3. Bush lied about Iraq’s weapons of mass destruction. Ridiculous. Anyone who has ever served in the US government knows how hard it is to keep anything secret, including our most vital national-security information. The idea that a conspiracy to lie about Saddam’s WMD capabilities could, to this day, have kept its machinations secret, in whole or in part, smacks of paranoia.

America and its allies, especially the UK, believed, for example, that Iraq had stocks of chemical weapons not because of espionage, but because of Saddam’s own 1991 declarations concerning such weapons pursuant to the Security Council’s cease-fire resolution. Iraq claimed it had eliminated its weapons of mass destruction, but refused to provide UN weapons inspectors any information to corroborate those claims. Virtually every objective observer concluded that Iraq was lying about destroying its chemical weapons, and therefore still had large and threatening capabilities. You can search the record in vain for major voices claiming, before the 2003 war, that Iraq didn’t have chemical weapons.

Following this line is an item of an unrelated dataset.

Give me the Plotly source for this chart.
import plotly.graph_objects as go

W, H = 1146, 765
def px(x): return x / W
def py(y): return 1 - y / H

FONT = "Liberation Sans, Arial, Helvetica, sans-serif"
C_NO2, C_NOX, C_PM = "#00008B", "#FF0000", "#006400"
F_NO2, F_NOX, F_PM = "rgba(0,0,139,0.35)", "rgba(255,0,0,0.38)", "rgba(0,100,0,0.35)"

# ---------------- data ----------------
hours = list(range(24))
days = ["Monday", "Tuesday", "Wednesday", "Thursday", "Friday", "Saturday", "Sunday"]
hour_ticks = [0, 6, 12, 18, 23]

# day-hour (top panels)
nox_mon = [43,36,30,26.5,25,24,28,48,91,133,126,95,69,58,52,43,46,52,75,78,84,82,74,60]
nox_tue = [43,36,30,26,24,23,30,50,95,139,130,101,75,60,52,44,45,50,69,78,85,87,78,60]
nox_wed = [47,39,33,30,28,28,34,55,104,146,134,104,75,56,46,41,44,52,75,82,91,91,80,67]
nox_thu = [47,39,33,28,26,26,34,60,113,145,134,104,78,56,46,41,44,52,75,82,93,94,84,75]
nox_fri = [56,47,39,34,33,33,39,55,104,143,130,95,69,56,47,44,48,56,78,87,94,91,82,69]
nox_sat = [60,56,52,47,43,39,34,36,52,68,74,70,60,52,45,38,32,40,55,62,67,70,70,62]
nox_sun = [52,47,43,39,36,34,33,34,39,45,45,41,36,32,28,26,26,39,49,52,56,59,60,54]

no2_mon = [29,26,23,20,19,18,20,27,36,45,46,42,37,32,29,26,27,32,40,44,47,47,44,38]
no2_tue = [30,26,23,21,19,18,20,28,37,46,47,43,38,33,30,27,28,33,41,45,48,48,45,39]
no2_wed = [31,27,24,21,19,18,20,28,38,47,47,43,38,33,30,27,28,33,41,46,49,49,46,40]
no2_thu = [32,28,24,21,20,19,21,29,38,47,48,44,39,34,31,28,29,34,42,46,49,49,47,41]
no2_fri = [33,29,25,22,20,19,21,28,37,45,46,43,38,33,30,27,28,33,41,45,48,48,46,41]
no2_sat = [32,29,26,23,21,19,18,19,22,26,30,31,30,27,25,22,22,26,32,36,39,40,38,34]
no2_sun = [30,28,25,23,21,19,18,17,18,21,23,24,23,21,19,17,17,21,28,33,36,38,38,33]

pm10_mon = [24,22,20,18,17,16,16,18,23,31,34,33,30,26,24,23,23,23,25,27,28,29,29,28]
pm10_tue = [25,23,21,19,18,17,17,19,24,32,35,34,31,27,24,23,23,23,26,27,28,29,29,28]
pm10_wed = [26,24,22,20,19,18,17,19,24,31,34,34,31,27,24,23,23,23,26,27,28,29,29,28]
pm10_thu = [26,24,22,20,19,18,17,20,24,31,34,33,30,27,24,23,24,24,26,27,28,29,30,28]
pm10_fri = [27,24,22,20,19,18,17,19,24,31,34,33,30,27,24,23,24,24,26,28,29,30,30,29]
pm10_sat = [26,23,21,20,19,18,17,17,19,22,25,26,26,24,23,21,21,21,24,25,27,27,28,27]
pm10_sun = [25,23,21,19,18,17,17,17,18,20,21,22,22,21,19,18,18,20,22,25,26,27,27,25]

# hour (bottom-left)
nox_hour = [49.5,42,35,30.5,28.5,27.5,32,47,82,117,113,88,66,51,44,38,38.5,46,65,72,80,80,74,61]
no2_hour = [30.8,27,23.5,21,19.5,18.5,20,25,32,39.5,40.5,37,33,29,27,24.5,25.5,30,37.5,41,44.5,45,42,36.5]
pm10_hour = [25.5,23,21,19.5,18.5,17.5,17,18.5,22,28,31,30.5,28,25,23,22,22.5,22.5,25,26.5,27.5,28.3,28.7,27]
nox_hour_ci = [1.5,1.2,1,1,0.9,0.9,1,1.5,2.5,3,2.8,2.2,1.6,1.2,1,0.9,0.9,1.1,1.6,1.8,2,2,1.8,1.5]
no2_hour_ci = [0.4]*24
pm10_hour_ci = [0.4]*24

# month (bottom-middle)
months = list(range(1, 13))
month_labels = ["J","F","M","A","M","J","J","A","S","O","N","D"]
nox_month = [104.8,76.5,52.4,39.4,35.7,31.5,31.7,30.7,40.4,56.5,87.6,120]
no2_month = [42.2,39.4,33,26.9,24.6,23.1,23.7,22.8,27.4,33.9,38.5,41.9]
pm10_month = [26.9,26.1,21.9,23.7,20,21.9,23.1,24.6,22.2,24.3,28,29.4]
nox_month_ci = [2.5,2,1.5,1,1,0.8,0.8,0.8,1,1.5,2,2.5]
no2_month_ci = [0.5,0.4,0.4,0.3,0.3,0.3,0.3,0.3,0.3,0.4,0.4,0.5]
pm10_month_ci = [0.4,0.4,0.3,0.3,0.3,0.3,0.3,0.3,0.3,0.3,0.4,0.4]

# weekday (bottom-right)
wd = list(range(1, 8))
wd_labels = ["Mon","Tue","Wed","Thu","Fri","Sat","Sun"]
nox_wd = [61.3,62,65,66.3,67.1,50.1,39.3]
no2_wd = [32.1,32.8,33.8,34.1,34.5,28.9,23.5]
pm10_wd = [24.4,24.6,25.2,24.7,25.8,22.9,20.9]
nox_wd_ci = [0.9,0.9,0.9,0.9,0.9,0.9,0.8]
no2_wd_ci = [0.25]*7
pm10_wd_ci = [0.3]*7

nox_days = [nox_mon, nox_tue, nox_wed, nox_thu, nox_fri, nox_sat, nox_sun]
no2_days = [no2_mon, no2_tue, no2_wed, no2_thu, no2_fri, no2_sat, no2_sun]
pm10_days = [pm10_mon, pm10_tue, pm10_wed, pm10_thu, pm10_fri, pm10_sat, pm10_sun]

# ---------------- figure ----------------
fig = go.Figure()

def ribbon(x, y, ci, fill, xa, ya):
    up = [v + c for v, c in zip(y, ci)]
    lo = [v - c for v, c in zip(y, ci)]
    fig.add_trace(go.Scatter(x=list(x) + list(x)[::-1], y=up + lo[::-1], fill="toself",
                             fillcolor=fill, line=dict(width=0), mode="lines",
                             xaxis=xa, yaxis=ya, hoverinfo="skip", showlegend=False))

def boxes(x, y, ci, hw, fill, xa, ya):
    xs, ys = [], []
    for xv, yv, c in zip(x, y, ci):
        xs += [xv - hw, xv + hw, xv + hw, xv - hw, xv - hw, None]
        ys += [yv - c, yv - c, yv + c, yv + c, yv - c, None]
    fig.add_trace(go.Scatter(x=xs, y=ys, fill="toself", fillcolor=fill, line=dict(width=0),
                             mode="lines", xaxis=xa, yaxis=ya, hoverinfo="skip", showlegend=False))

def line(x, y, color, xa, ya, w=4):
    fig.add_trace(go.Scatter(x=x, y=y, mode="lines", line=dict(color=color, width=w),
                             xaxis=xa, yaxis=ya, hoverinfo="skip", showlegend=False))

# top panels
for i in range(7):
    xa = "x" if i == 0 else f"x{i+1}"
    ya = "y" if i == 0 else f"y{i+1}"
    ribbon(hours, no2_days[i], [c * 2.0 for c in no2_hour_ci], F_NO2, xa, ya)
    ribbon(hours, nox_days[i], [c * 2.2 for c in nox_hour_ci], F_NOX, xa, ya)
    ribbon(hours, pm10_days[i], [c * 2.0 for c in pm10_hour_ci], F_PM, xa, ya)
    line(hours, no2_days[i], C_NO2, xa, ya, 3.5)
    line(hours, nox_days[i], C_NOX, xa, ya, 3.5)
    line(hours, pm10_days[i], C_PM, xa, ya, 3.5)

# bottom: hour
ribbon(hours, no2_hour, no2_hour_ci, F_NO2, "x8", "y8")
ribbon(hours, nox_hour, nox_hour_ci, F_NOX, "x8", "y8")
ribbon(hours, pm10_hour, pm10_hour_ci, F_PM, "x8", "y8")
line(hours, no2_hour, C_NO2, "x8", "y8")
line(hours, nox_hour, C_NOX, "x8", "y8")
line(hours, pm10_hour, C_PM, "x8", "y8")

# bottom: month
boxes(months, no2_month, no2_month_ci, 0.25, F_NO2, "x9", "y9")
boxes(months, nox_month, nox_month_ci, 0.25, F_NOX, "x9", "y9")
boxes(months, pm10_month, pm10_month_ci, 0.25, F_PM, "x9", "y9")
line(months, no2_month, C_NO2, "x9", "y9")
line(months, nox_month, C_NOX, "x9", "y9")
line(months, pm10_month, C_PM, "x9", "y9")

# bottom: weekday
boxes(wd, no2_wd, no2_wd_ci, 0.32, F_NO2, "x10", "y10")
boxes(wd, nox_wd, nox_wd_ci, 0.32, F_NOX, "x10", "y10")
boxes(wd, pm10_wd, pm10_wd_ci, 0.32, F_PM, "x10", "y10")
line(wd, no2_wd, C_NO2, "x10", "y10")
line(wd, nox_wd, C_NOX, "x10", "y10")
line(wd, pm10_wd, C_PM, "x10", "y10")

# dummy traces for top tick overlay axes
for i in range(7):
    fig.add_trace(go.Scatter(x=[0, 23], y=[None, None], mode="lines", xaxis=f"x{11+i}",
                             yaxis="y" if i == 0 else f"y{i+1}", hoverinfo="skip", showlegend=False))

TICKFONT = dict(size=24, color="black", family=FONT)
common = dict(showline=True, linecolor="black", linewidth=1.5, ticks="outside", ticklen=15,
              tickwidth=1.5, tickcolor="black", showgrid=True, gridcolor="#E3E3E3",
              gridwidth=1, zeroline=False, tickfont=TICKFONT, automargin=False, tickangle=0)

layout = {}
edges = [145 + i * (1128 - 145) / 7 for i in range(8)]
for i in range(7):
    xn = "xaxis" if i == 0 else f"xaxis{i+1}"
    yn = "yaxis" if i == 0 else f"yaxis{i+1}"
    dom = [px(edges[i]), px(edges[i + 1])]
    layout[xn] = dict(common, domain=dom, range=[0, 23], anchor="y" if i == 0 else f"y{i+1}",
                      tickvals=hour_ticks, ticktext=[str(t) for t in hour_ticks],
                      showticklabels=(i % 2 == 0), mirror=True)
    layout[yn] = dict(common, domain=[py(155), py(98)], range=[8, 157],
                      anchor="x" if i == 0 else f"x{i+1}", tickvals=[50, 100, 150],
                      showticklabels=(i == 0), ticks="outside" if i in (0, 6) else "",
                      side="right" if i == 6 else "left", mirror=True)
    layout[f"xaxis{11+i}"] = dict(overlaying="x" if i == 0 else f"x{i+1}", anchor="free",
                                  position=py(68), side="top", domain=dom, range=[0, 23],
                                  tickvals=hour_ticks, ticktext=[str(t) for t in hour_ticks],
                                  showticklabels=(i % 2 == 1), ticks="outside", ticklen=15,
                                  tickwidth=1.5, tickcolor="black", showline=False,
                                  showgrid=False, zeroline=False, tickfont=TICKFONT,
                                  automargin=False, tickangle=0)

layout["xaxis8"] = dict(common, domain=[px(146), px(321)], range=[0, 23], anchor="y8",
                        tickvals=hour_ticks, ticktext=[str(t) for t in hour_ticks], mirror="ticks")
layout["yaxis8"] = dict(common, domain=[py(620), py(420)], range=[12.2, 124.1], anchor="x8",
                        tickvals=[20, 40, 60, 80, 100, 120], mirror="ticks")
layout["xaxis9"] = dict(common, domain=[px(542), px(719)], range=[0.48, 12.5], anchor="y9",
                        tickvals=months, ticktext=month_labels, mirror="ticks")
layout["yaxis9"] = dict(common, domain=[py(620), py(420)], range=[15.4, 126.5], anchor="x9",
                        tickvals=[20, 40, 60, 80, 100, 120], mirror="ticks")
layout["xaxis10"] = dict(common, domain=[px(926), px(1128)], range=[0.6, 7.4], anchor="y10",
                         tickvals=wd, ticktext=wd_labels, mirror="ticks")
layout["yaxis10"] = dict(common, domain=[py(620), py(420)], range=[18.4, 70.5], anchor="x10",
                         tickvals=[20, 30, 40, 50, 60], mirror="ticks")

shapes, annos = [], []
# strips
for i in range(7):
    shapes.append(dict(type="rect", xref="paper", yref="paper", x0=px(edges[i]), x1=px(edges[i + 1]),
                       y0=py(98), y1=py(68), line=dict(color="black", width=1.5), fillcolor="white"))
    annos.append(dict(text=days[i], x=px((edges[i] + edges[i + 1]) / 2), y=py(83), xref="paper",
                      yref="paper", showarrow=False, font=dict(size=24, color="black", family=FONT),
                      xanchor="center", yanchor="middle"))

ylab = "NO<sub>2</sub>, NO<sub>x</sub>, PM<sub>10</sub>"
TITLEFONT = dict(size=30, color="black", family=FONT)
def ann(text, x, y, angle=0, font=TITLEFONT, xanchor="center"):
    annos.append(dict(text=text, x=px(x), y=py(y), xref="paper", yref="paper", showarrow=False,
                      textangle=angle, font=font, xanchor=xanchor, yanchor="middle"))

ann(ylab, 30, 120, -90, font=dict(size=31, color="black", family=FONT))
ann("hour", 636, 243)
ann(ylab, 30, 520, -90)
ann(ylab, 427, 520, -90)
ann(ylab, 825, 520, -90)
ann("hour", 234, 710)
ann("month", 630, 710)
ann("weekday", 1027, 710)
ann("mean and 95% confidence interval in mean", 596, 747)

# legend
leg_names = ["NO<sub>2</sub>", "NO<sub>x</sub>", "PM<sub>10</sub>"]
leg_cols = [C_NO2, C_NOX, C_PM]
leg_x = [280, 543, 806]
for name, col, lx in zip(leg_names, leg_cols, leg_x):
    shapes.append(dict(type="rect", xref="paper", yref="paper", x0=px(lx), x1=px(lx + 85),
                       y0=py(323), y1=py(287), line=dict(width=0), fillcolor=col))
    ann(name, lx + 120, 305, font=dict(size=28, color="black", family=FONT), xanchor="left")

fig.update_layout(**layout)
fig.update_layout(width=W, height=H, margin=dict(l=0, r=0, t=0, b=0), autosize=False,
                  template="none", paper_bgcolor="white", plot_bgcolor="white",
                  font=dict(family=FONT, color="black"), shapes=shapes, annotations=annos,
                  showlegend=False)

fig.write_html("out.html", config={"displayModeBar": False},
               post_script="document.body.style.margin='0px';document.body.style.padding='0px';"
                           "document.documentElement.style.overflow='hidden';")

The fact is that Saddam Hussein, with or without actual WMD, was a strategic threat to peace and security in the Middle East and globally. Once free of UN economic sanctions and weapons inspectors, which 10 years ago he was very close to achieving, he would have immediately returned to ambitious WMD programs.

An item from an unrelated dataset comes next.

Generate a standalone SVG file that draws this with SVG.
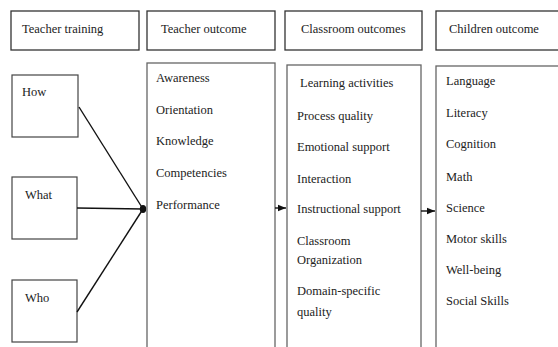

4. US military intervention was far more aggressive than was necessary. Not at all. The most cogent criticism of the 2003 action against Saddam is that it was required because we failed in 1991 to pursue our interests to their appropriate conclusion. Had we liberated Kuwait and then marched to Baghdad to overthrow Saddam, the world might have been spared considerable agony, and Iraq would actually have had a greater chance to build a peaceful, democratic society before the rise of al-Qaida and Islamic radicalism took their toll. We can obviously never know the truth, but the lesson for Washington is not to stop short just because of criticism from the international chattering classes.

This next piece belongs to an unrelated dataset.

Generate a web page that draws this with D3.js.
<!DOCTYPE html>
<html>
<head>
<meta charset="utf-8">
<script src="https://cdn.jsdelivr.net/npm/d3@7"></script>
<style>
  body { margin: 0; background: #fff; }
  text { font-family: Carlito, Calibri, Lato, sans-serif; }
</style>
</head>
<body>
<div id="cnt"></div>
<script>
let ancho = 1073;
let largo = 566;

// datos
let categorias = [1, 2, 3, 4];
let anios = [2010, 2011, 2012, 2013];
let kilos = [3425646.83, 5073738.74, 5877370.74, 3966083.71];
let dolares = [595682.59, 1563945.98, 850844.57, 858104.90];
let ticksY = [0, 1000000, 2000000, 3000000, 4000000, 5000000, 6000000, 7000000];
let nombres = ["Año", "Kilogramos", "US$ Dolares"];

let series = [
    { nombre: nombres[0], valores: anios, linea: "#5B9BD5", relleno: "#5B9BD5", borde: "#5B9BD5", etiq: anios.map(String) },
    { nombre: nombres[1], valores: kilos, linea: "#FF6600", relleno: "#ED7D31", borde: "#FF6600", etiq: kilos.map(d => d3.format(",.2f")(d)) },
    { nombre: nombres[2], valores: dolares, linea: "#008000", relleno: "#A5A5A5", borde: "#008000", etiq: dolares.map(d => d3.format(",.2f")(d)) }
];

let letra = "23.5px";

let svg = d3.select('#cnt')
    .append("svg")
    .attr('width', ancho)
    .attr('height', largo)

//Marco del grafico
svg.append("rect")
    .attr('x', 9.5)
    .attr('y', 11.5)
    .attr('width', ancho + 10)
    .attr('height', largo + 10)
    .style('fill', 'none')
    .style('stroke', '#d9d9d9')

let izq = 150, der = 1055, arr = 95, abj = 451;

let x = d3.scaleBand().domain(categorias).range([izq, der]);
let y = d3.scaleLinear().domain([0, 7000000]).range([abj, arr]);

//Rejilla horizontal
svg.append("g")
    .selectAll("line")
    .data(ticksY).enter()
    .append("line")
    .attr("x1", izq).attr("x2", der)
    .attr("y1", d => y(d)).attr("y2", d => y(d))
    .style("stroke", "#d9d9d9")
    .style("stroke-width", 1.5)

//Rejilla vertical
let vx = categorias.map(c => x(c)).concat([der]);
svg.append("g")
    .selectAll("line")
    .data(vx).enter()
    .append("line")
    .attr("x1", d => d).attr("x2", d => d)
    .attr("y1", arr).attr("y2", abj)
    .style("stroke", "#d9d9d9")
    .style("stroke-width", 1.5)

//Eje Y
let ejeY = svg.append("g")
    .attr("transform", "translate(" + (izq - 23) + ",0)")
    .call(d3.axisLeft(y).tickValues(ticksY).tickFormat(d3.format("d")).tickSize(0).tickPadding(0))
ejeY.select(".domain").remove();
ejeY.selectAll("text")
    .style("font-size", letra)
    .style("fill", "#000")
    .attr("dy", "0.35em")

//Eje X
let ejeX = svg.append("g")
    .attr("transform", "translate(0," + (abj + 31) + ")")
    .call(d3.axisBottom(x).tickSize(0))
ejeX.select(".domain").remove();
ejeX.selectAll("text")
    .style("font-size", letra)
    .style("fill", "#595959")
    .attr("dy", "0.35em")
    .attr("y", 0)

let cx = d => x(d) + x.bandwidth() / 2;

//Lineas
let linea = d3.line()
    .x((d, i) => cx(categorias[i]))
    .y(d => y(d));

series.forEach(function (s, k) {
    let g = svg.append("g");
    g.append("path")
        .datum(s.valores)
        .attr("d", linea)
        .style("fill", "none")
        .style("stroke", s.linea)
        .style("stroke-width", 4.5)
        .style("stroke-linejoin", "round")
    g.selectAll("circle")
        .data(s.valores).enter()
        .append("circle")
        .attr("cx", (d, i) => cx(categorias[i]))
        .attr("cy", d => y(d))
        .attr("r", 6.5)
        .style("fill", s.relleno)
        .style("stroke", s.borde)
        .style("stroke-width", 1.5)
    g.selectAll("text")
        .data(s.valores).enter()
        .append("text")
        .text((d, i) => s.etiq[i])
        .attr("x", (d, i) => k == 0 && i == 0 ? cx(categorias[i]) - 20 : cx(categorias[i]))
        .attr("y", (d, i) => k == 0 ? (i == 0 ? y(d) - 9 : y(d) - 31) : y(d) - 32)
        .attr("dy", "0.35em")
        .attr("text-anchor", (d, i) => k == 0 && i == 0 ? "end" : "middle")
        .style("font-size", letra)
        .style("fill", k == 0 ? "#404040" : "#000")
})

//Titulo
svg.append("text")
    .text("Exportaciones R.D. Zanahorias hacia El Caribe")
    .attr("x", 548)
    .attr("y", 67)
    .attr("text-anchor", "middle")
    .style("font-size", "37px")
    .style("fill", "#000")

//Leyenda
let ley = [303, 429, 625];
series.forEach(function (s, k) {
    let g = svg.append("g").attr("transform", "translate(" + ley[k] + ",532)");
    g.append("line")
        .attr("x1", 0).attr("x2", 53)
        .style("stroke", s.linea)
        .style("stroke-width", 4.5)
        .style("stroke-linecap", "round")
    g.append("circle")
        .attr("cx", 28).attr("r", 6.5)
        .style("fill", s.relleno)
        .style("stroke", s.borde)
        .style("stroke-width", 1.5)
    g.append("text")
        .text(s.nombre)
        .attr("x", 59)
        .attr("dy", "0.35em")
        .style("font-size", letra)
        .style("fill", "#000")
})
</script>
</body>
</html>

Ironically, the more accurate criticism of US policy is essentially the opposite of the left’s conventional wisdom: our inconstancy has too often caused us to stop short before achieving objectives that were both desirable and obtainable. In Iraq, for example, twice in just 10 years, we had to mobilize international coalitions and powerful military forces to deal with the same basic threat, namely Saddam’s unrestrained aggressiveness toward his neighbors. Similarly in Afghanistan, after helping the mujahedeen force a humiliating Soviet withdrawal and contribute to the USSR’s collapse, we turned away in the 1990′s and Taliban took power. After overthrowing the Taliban-al Qaida clique ruling Afghanistan, we are poised to turn away again, with every prospect of Taliban returning to power. And in Iran, we have watched the nuclear threat grow for twenty years while missing repeated opportunities to do something about it.

5. Iran is more powerful today than if Saddam been left in power. This variation on the previous myth ignores the reality America confronted in 2003. Had Saddam been removed in 1991, the threat of Iran’s influence might have been mooted before Tehran’s nuclear threat grew to its present level of menace. After Saddam’s overthrow, the United States should have turned its attention to the regimes in Iran and Syria. Had we encouraged internal opposition to topple both Assad and the ayatollahs ten years ago, much as if we had removed Saddam in 1991, the Middle East environment today would indeed be very different.

If Obama has his way in Washington’s ongoing policy and budgetary debates, America will be withdrawing around the world and reducing its military capacity. This is what opponents of the 2003 Iraq war have long professed to want. If they actually get their wishes, it won’t be long before they start complaining about it. You heard it here first.